Film Review: Legend of the Fist: The Return of Chen Zhen

Fabled martial artist Chen Zhen battles a corrupt Japanese colonel in occupied Shanghai in the latest iteration of a beloved Hong Kong character.

In Legend of the Fist, Donnie Yen returns to the role that helped make him a television star back in 1995: Chen Zhen, a martial artist who takes down a Japanese military enclave during the occupation of Shanghai. It's a role Jackie Chan and Jet Li tried, although the most famous Chen Zhen may be Bruce Lee, who played him in Fist of Fury in 1972. Here, Yen brings excellent physical skills and single-minded intensity, but not much else, to a film with more ambition than coherence.

After a pre-credit flashback sequence shows Chen taking out a German machine-gun nest in World War I, the film settles into political intrigue in 1925 Shanghai. Chen belongs to an underground resistance movement that is trying to persuade rival warlords Zeng and Zhou to join forces against the Japanese. Businessmen like Liu Yutian (Anthony Wong), who owns the Casablanca nightclub, are torn between cooperating with and opposing the Japanese. Disguised as a playboy, Chen befriends Liu and is named manager of the club, a position that helps him keep tabs on his enemies. Chen also starts an affair with Liu's singer Kiki (Shu Qi).

Meanwhile, the evil Colonel Takeshi Chikaraishi (Kohata Ryuichi) releases a "Death List" of political opponents, both foreign and Chinese, that he intends to eliminate. Many flee Shanghai; those who remain are murdered. Inspired by a movie hero, Chen adopts another disguise as a "masked warrior," thwarting many of the Japanese assassins. When Chen kills Chikaraishi's brother in a fight, the ensuing violence escalates until the two enemies face off in mortal combat.

Opulent but also weirdly claustrophobic, Legend of the Fist unfolds on a handful of gigantic sets that have a hermetic, even antiseptic feel to them. Director Andrew Lau, also one of the film's cinematographers, prefers visual flash to narrative credibility, employing cranes and Steadicams to the point of inducing motion sickness.

Lush visuals come at the expense of plotting, which is both simplistic and hard to follow. The screenplay, credited to four writers, depicts the several layers of intrigue in a sort of shorthand, not bothering to explain or even identify several characters and situations. (Asian viewers familiar with the plot may have less trouble filling in the blanks.) Stereotypes, many racially offensive, abound, and there's something off-putting about reducing the genuine tragedy of the Shanghai occupation to a grudge match between gym rats.
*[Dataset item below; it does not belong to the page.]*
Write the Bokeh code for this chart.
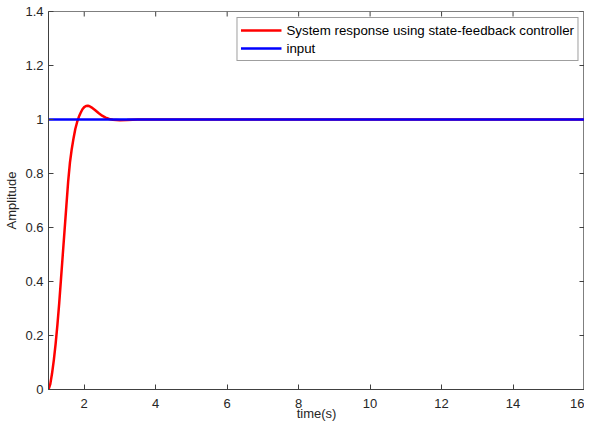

A chaotic editing scheme adds to the confusion.

Even the fights are disappointing. Yen, credited with action direction, choreographs the martial-arts encounters in a sort of blur in which few concrete details emerge. While the stunts were clearly difficult to perform, they're not much fun to watch, and frequently are so physically impossible as to become ludicrous.

Performances are difficult to judge due to uniformly atrocious dubbing. Yen, always a somewhat stiff actor, seems monotonous throughout. Taiwanese beauty Shu Qi, a wonderful screen presence in her other films, is limited to playing drunk or crying. Even the normally reliable Anthony Wong is lost, resorting to tics like tugging on his ear to try to give his character some personality. It's a lost cause in a film with the attention span of a toddler in a toy store.